§ YOUR OBJECTIVE
Would you print the material exactly, starting at its first line and ending at the line holding "(f6) at (351.5,914.5)"?
##############################
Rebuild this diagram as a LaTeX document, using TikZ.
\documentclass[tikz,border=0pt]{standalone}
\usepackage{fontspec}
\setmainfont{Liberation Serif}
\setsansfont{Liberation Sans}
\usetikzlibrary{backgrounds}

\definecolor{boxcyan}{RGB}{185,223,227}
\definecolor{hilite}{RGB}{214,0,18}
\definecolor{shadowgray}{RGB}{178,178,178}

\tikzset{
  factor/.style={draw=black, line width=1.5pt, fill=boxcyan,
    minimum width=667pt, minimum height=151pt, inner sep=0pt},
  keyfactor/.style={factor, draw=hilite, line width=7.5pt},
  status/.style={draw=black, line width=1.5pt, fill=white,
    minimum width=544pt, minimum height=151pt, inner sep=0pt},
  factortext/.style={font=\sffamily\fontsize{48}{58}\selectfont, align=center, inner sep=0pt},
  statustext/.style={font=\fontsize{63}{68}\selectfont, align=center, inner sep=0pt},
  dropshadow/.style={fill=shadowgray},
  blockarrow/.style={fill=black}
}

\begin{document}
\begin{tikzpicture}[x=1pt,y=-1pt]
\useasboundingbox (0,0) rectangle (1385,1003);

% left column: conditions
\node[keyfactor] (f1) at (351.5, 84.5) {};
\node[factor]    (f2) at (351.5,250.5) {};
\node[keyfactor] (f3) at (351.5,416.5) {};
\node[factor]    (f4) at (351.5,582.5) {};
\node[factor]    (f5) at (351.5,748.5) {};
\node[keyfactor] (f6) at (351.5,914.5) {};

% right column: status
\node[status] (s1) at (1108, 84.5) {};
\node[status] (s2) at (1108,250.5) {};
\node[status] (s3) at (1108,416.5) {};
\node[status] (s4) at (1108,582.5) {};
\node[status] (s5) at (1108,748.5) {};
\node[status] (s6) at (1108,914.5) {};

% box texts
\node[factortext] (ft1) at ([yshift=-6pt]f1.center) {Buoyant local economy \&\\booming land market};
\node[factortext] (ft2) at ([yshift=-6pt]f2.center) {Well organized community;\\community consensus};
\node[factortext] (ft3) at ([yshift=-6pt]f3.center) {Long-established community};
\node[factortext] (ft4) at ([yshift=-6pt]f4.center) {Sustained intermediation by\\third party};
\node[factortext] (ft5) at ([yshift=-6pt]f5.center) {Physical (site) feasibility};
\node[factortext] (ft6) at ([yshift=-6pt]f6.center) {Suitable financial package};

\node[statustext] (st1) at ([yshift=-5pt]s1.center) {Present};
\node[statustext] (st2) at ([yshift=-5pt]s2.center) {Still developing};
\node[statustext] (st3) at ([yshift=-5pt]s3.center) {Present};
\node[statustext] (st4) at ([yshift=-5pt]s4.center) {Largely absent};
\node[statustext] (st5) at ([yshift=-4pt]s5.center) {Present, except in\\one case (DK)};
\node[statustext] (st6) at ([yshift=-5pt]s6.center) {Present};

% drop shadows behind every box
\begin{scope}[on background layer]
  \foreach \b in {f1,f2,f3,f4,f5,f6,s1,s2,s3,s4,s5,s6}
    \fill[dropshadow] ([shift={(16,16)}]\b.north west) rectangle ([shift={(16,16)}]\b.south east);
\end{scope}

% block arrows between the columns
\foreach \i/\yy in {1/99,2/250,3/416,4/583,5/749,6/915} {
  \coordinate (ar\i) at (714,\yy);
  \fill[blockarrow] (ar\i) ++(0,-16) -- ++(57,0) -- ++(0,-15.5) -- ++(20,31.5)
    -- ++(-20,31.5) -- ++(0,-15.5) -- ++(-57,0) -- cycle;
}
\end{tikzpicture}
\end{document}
##############################
§ EXERCISE SOLUTION
Rebuild this diagram as a LaTeX document, using TikZ.
\documentclass[tikz,border=0pt]{standalone}
\usepackage{fontspec}
\setmainfont{Liberation Serif}
\setsansfont{Liberation Sans}
\usetikzlibrary{backgrounds}

\definecolor{boxcyan}{RGB}{185,223,227}
\definecolor{hilite}{RGB}{214,0,18}
\definecolor{shadowgray}{RGB}{178,178,178}

\tikzset{
  factor/.style={draw=black, line width=1.5pt, fill=boxcyan,
    minimum width=667pt, minimum height=151pt, inner sep=0pt},
  keyfactor/.style={factor, draw=hilite, line width=7.5pt},
  status/.style={draw=black, line width=1.5pt, fill=white,
    minimum width=544pt, minimum height=151pt, inner sep=0pt},
  factortext/.style={font=\sffamily\fontsize{48}{58}\selectfont, align=center, inner sep=0pt},
  statustext/.style={font=\fontsize{63}{68}\selectfont, align=center, inner sep=0pt},
  dropshadow/.style={fill=shadowgray},
  blockarrow/.style={fill=black}
}

\begin{document}
\begin{tikzpicture}[x=1pt,y=-1pt]
\useasboundingbox (0,0) rectangle (1385,1003);

% left column: conditions
\node[keyfactor] (f1) at (351.5, 84.5) {};
\node[factor]    (f2) at (351.5,250.5) {};
\node[keyfactor] (f3) at (351.5,416.5) {};
\node[factor]    (f4) at (351.5,582.5) {};
\node[factor]    (f5) at (351.5,748.5) {};
\node[keyfactor] (f6) at (351.5,914.5) {};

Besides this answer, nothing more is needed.